Eighty-four-year-old Norma Shaffer, left, gets a bucket list ride from Stephanie Foley in her red convertible PT Cruiser in August in Akron, Ohio.
In '52, similar car had been her first

AKRON, Ohio — Norma Shaffer just crossed another item off her bucket list.

Yes, she has a list. On paper. And one of the things she wanted to accomplish was a ride in a red convertible for her 84th birthday.

Goodyear Heights resident Stephanie Foley had read Shaffer’s reminiscence about her first car, a 1949 red Plymouth convertible, in the Beacon Journal back in November.

“Maybe my bucket list will include a loan for a day, a ride around town in a red convertible for my 84th birthday,” Shaffer wrote.

Foley contacted the newspaper, which got her in touch with Shaffer. Foley pulled her shiny red PT Cruiser convertible into Shaffer’s North Hill driveway two weeks after Shaffer’s Aug. 12 birthday.

Shaffer’s already ridden a hot air balloon from Kent to Ravenna, gone parasailing in North Carolina, driven a Soap Box Derby car during a fundraiser, and gone zoom lining over Fremont Street in Las Vegas — kind of like zip lining, except you lie face down, like Superman in flight.

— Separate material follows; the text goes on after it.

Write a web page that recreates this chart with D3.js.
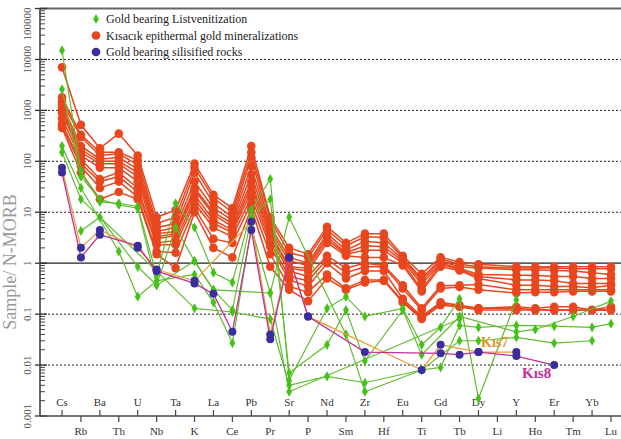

“She’s a daredevil,” daughter Kathy Ronca said. “We have to try to keep up with her.”

But this bucket list experience had an emotional component. Shaffer had loved her first car, which her father helped her buy in the summer of 1952. She was two years out of high school then, working in General Tire’s billing department. She’d already used some of her wages to help her father buy a second family car, and he was making good on his end of their bargain by helping her buy her own vehicle.

She kept the convertible until 1955, after the second of her six children was born. She and her husband, Donald, needed a car better suited to their growing family, she said.

Shaffer still drives, but a blue Ford Focus now. So the top-down ride in Foley’s car was a treat.

With Ronca in the back seat and another daughter, Becky Shaffer, snapping pictures, the two set off for a ride through Shaffer’s hometown of Tallmadge and then south to Strickland’s for ice cream.

As they drove, Shaffer noted the changes to Tallmadge Circle, where only the Old Town Hall, Tallmadge Church and the Henry Bierce Co. hardware store remain from her childhood. She recounted the fearful ride when her brakes went out on state Route 91 when she was only 18 or 19 and described how she managed to turn onto Newton Street, coast to a stop and call for help from a nearby house.

When Foley pulled into the driveway of First Apostolic Church of Tallmadge, Shaffer gazed at the construction site where her childhood home once stood.

Farther down the road, someone noticed the Goodyear Blimp hovering overhead.

It seemed like an appropriate salute, since there’s one thing Shaffer hasn’t crossed off her bucket list yet: a ride in the blimp over Akron.